I look around and there are so many moms that seem to have it all together. Their houses are clean, their kids are clean, they never lose their tempers or forget to put on make-up. They make up delicious recipes to serve their families every night of the week. And, of course, they eat at the kitchen table. Wow! They are so very balanced….or is it an act?
Don’t get me wrong, I’m not saying they are lying. But, do they really have it all together? Or are they just skilled at painting a pretty picture?
I wonder if I look like this from the outside? LOL, probably not!
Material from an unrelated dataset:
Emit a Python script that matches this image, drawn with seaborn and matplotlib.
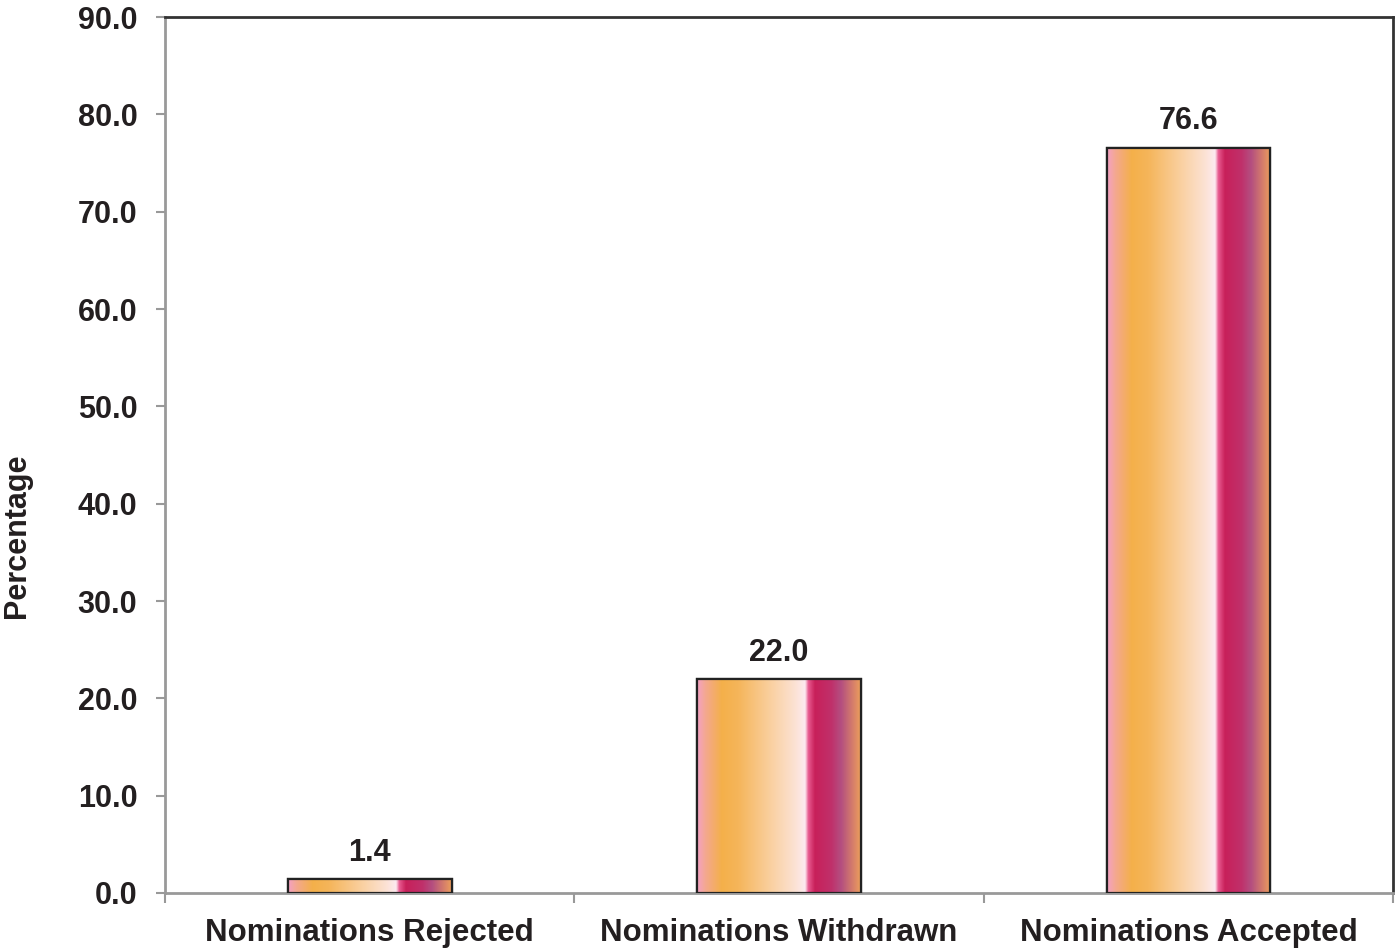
import matplotlib
matplotlib.use('Agg')
import matplotlib.pyplot as plt
import seaborn as sns
import pandas as pd
import numpy as np
from matplotlib.colors import LinearSegmentedColormap

# data
categories = ['Nominations Rejected', 'Nominations Withdrawn', 'Nominations Accepted']
values = [1.4, 22.0, 76.6]

sns.set_style('white')
plt.rcParams['font.family'] = ['Liberation Sans', 'DejaVu Sans']
plt.rcParams['font.weight'] = 'bold'

df = pd.DataFrame({'Category': categories, 'Percentage': values})

fig = plt.figure(figsize=(13.95, 9.51), dpi=100)
ax = fig.add_axes([0.1183, 0.061, 0.8803, 0.921])

sns.barplot(data=df, x='Category', y='Percentage', color='#F4B04A', width=0.4,
            edgecolor='#222222', linewidth=1.6, ax=ax, zorder=3)

# gradient fill like the original
stops = [(0.0, '#F4A0C4'), (0.05, '#F3A890'), (0.15, '#F4B04A'), (0.25, '#F5B55A'),
         (0.45, '#FAD0A0'), (0.6, '#FCE2D4'), (0.66, '#FDEAF0'), (0.68, '#E85A90'),
         (0.72, '#C8205A'), (0.82, '#C0306A'), (0.88, '#B44E80'), (1.0, '#EC9E5C')]
cmap = LinearSegmentedColormap.from_list('barfill', stops)
grad = np.linspace(0, 1, 256).reshape(1, -1)
for p in ax.patches:
    x0, y0 = p.get_x(), p.get_y()
    w, h = p.get_width(), p.get_height()
    im = ax.imshow(grad, cmap=cmap, aspect='auto', extent=(x0, x0 + w, y0, y0 + h),
                   zorder=3.5, interpolation='bilinear')
    im.set_clip_path(p)
    edge = plt.Rectangle((x0, y0), w, h, fill=False, edgecolor='#222222', linewidth=1.6, zorder=4)
    ax.add_patch(edge)

ax.bar_label(ax.containers[0], labels=[f'{v:.1f}' for v in values], padding=8,
             fontsize=22, fontweight='bold', color='#231F20')

ax.set_xlim(-0.5, 2.5)
ax.set_ylim(0, 90)
ax.set_yticks(np.arange(0, 91, 10))
ax.set_yticklabels([f'{t:.1f}' for t in np.arange(0, 91, 10)], fontsize=22, fontweight='bold', color='#231F20')
ax.set_xticks([-0.5, 0.5, 1.5, 2.5])
ax.set_xticklabels([])
ax.set_xticks([0, 1, 2], minor=True)
ax.set_xticklabels(categories, minor=True, fontsize=22.5, fontweight='bold', color='#231F20')
ax.tick_params(axis='x', which='minor', bottom=False, length=0, pad=18)
ax.tick_params(axis='x', which='major', bottom=True, direction='out', length=7, width=1.5, color='#999999')
ax.tick_params(axis='y', left=True, direction='out', length=6.5, width=1.5, color='#999999', pad=13.5)
ax.set_xlabel('')
ax.set_ylabel('Percentage', fontsize=22, fontweight='bold', color='#231F20')
ax.yaxis.set_label_coords(-0.108, 0.408)

for s in ['left', 'bottom']:
    ax.spines[s].set_color('#999999')
    ax.spines[s].set_linewidth(2)
for s in ['top', 'right']:
    ax.spines[s].set_color('#333333')
    ax.spines[s].set_linewidth(2)

fig.savefig('out.png', dpi=100)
But, I’m sure that the way I seem as a mom and the reality are definitely at odds.
For example, today Aiden and I slept in. On a Tuesday–for no real reason other than we could. I won’t say what time it was when we got out of bed- but lets just say that we didn’t make breakfast, and our first meal probably didn’t even qualify as “brunch”. I’ve run around all morning trying to make it look like I’ve actually been up since 7:30. I’ve cleaned my house, dressed my little toot and even got dressed myself (minus the make-up). If you walked in now to see a clean house with me “working” away on my laptop and my little man riding his motorcycle around the house…you would think we were balanced. And I would let you think that.
Of course I want you to think I’m a great wife and mother, a dedicated housekeeper and that I am making a mental list of ingredients for a new recipe (one that I came up with on my own, of course!) in my head right now. But, that’s not the reality.
The reality is this:
- I stay up too late, and therefore sleep too late.
- I speed-clean more than I deep clean.
- Sometimes we eat Sloppy Joe’s for dinner.
- Sometimes we don’t get dressed until after noon.
- My son watches too much Nick Jr. most days.
- Sometimes I have really bad days and even lose my patience with my precious little man.
I’m not perfect.
The reality is this. I am balanced. It’s not an act. I am a perfect mix of perfection and flaw. To my husband, I am the wife he needs to balance him. He doesn’t mind Hamburger Helper now and then, because we are balanced where it is important. We stand together, face a disease with no answers, protect our son as best we can and love and respect each other no matter what. Our son is happy, silly, smart and beautiful. To him, I am Mommy. Is there any greater honor than that?
I don’t need to win admiration from my fellow moms and I don’t care if you are appalled at my lack of schedule and gourmet menu selection.
This is my life. Beautiful, chaotic, blessed, cursed, balanced or not… this is no act. This is my life.